Evaluating Indefinite Integrals of the form $\int\frac{f(x)}{p(x) \sqrt{q(x)}}\mathrm dx$ One learns evaluating indefinite integrals of the form $$ \int \frac{f(x)}{p(x)\sqrt{q(x)}} \ dx $$ where $p(x)$ and $q(x)$ are linear polynomials. 
How to evaluate these integrals if $p(x)$ and $q(x)$ are quadratic or cubic in nature. Is there any method for evaluating them.
Examples of such integrals are: $\displaystyle \int \frac{1}{(x^{2}+a^{2})\sqrt{x^{2}+b^{2}}} \ \mathrm dx$ or $\displaystyle \int\frac{1}{(x^{3}+a^{3})\sqrt{x^{3}+b^{3}}} \ \mathrm dx$
 A: If $q$ is quadratic, then these can be done by trigonometric/hyperbolic
substiuitions. If $q$ is cubic then they are are elliptic integrals,
not in general expressible in elementary terms, but expressible in terms
of elementary functions and the standard examples of elliptic integrals.
A: There are algorithms due to Abel, Liouville, Risch, Davenport, Trager et al. for solving the general problem of the algebraic (vs. transcendental) case of integration in finite terms (elementary and algebraic functions).
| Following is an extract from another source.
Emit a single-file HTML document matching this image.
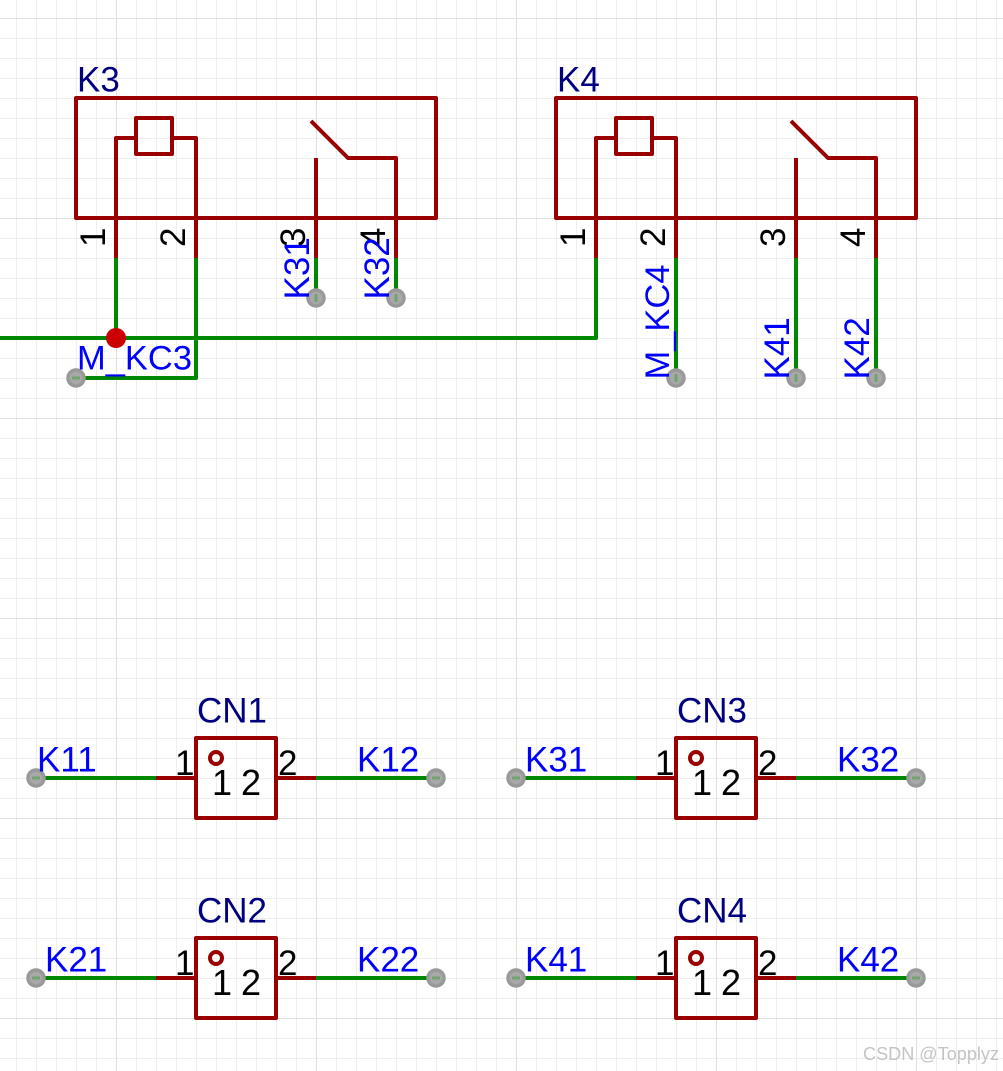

Here's an illuminating excerpt from the introduction of Barry Trager's 1984 MIT Thesis (coincidentally Barry was working right next door to me disproving Hardy's statement that no algorithm exists at the same time I was disproving an analogous Hardy statement while inventing algorithms for computing limits / asymptotics - while we were both student members of the MIT Mathlab Group - the research group that developed the Macsyma computer algebra system).




A: For the quadratic, first put $x = a \tan \theta$ then put $t = \sin \theta$
(First write $p(t)$ in the form $x^2 + a^2$ where $x = t+r$, $a$ could possibly be complex)
Don't know about the cubic.
A: Here i have found one more method for evaluvating integrals of the form $$ I= \frac{1}{(x^{2}+a^{2})\sqrt{x^{2}+b^{2}}} \ dx $$
Let $y = \displaystyle \sqrt{\frac{x^{2}+b^{2}}{x^{2}+a^{2}}}$, then by differentiating one can see that $$ \frac{dy}{dx} = \frac{(a^{2}-b^{2})x}{(x^{2}+a^{2})^{3/2} (x^{2}+b^{2})^{1/2}}$$
Thus $I$ becomes $$\frac{(x^{2}+a^{2})^{1/2}}{(a^{2}-b^{2})x} \ dy$$
Also $(x^{2}+a^{2})y^{2}=x^{2}+b^{2}$ so that we have $\displaystyle x^{2}= \frac{b^{2}-a^{2}y^{2}}{y^{2}-1}$ and $$x^{2}+a^{2} = \frac{b^{2}-a^{2}}{y^{2}-1}$$ So $I$ further reduces to $$ I = \frac{1}{a^{2}-b^{2}} \int \frac{\sqrt{b^{2}-a^{2}}}{\sqrt{b^{2}-a^{2}y^{2}}} \ dy = \frac{1}{a\sqrt{b^{2}-a^{2}}} \cos^{-1}\frac{ay}{b} \ (a < b)$$
For $a>b$ one can rearrange $$I = \frac{1}{a^{2}-b^{2}} \int \frac{\sqrt{a^{2}-b^{2}}}{\sqrt{a^{2}y^{2}-b^{2}}} \ dy$$
A: Gradshteyn & Rizhik makes a good discussion about that in chapter 2 ( Indefinite Integrals ).
In particular, they discuss an important method: Ostrogradskiy–Hermite.